Around the same time a new farmers market came to town and I was hooked. My sister and I would faithfully go on Thursdays – have a picnic on the library lawn and have our time. We would tend to linger to the end of the market before heading home and in doing so we took notice that at the end of the market, a van from the food pantry would pick up what the farmer’s weren’t taking home.

There was a plum tree in front of our Starbucks, and one day a barista and I picked it clean, then shared it with coworkers and regulars. Talking to another barista, we discussed a recent article on ample harvest and we lamented that it would’ve been nice to share some of the plums with the food pantry (realistically there wasn’t THAT much to share, but it was the idea that stuck.)

The next time I did a drop off I asked administration about whether they accepted seasonal produce from neighbors and such, which they did, but it was hard to come by since the food pantry was kind of out of the way for most Falmouth residents.

Eager to do something, my manager, a few baristas and I started brainstorming ideas of ways to encourage customers to donate their produce.

Timing was as such that I was unable to see the idea thru, due to my planned move out to California.

However, once I got out here I started researching organizations with a similar mission to the work I wanted to do. I found Tree People’s Fruit Tree Program and Food Forward and started planning.

Our first pick we (Chris myself and one other barista) went on was September 11th, 2011 at CSUN. Starbucks was hosting a day of service downtown but with limited transportation, we were thrilled to find a local and accessible volunteer opportunity for that day.

After that event I was hooked and was trained as a pick leader, with the goal of engaging the Starbucks community to be involved. For Starbuck’s Annual Global Month of service 2012, we had 50 partners come out!

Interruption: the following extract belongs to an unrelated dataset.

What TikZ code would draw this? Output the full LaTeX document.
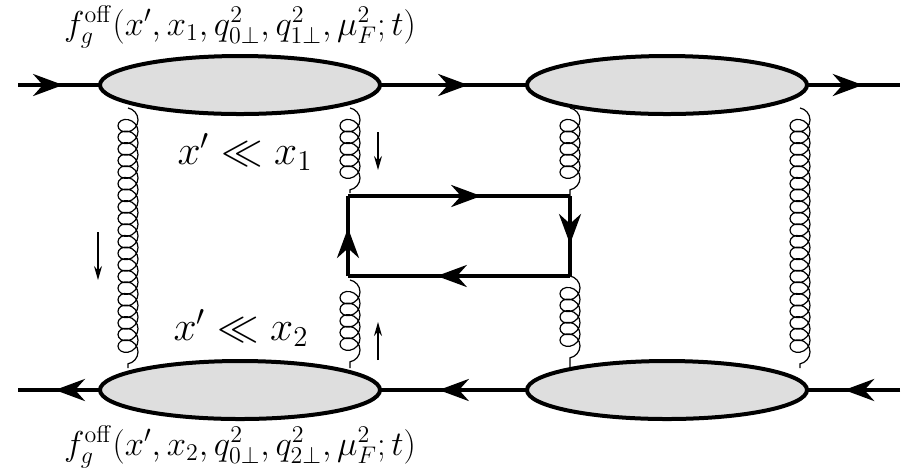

We started doing Friday Fruit Drives series (in-store backyard harvest collection with satellite picks at barista and customer backyards) from November of 2012 – April 2013 – finishing the six-month series with 100 partners and their families coming out for Global month of service 2013.

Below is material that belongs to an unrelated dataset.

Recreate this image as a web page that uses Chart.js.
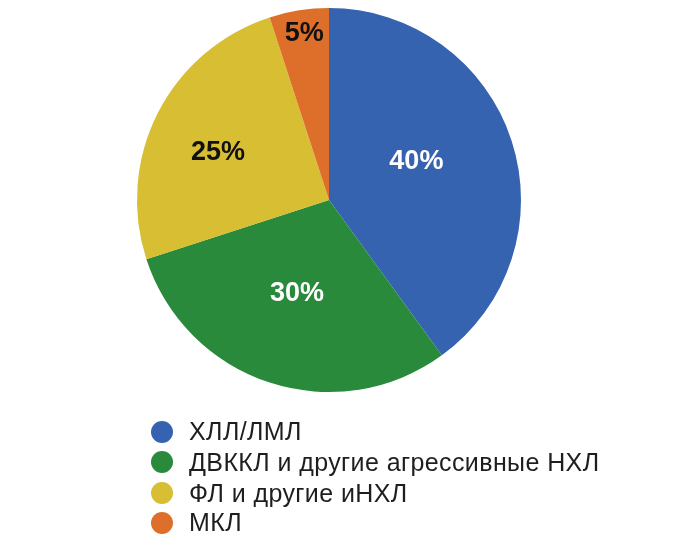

What are you working on? How does it work?

Realizing in order to make this partnership be sustainable, I stepped back and began focusing on fine tuning the Fruit Drive program – essentially an alternative to the traditional can drive – and have narrowed it down to three models: community fruit drive, school fruit drive and a version based on the Starbucks fruit drives for local business.

Community Fruit Drive – partnering with neighborhood councils to encourage stakeholders to sign up their trees and drop off ripe fruit at an event we are tabling at (farmers market/green living fair/etc.)

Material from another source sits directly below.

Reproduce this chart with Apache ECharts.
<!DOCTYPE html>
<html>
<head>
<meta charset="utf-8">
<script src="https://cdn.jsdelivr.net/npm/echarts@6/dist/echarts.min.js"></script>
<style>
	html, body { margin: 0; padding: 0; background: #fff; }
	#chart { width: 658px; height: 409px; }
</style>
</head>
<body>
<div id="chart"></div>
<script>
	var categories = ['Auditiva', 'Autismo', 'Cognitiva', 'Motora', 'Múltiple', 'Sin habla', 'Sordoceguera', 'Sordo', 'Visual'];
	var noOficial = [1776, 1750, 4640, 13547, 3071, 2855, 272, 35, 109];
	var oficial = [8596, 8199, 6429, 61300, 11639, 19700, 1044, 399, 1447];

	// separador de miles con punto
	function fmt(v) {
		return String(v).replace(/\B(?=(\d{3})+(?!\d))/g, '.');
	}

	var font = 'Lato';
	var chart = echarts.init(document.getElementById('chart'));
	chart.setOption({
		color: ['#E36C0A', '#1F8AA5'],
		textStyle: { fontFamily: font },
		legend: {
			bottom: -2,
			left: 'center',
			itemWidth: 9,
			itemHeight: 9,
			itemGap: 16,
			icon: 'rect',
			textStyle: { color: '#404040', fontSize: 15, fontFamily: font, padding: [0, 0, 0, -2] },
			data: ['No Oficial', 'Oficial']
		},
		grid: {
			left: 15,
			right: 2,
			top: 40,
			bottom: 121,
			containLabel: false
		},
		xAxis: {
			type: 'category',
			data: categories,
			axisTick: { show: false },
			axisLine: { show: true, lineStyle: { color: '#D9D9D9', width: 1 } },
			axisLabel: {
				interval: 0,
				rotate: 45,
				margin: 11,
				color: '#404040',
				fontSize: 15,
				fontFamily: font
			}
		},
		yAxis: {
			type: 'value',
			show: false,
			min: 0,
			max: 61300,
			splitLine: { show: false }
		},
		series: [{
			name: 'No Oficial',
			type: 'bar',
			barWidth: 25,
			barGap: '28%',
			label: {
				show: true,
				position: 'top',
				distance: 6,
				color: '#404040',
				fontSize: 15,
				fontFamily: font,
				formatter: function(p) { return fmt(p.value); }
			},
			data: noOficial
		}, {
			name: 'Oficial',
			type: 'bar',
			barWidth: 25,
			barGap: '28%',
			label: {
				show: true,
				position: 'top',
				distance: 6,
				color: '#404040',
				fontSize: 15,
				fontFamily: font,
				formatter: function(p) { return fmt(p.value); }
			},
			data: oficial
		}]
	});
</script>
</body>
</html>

School Fruit Drive – doing a presentation about food forward, encouraging students to bring fruit from their backyards and talking about the local food system

Business Fruit Drive – tabling at a local business’ event – social media outreach to their customers to sign up their trees/volunteer/donate to food forward.

What are the successes that you’ve seen so far?

Between the Starbucks and community fruit drives, we have harvested/collected nearly 20,000 lbs – engaged over 300 baristas – with hopes of more at this years CSUN pick and our upcoming community fruit drives in Tarzana and Toluca Lake.

What are your future goals with the project?

My hopes are:

– To launch a Starbucks Green Apron Gleaning campaign in the fall – sending out information to each of the districts in LA and Ventura County encouraging partners to become pick leaders and bring the Fruit Drive program to their neighborhood.

– To work with LACGC, Network for a Healthy LA, City Year, LAUSD and Neighborhood Councils to set up equipment hubs in their communities so that parents and teachers have the resources they need to “share the abundance” – being trained as Pick Leaders and incorporate gleaning into their curriculum (food justice, environmental studies).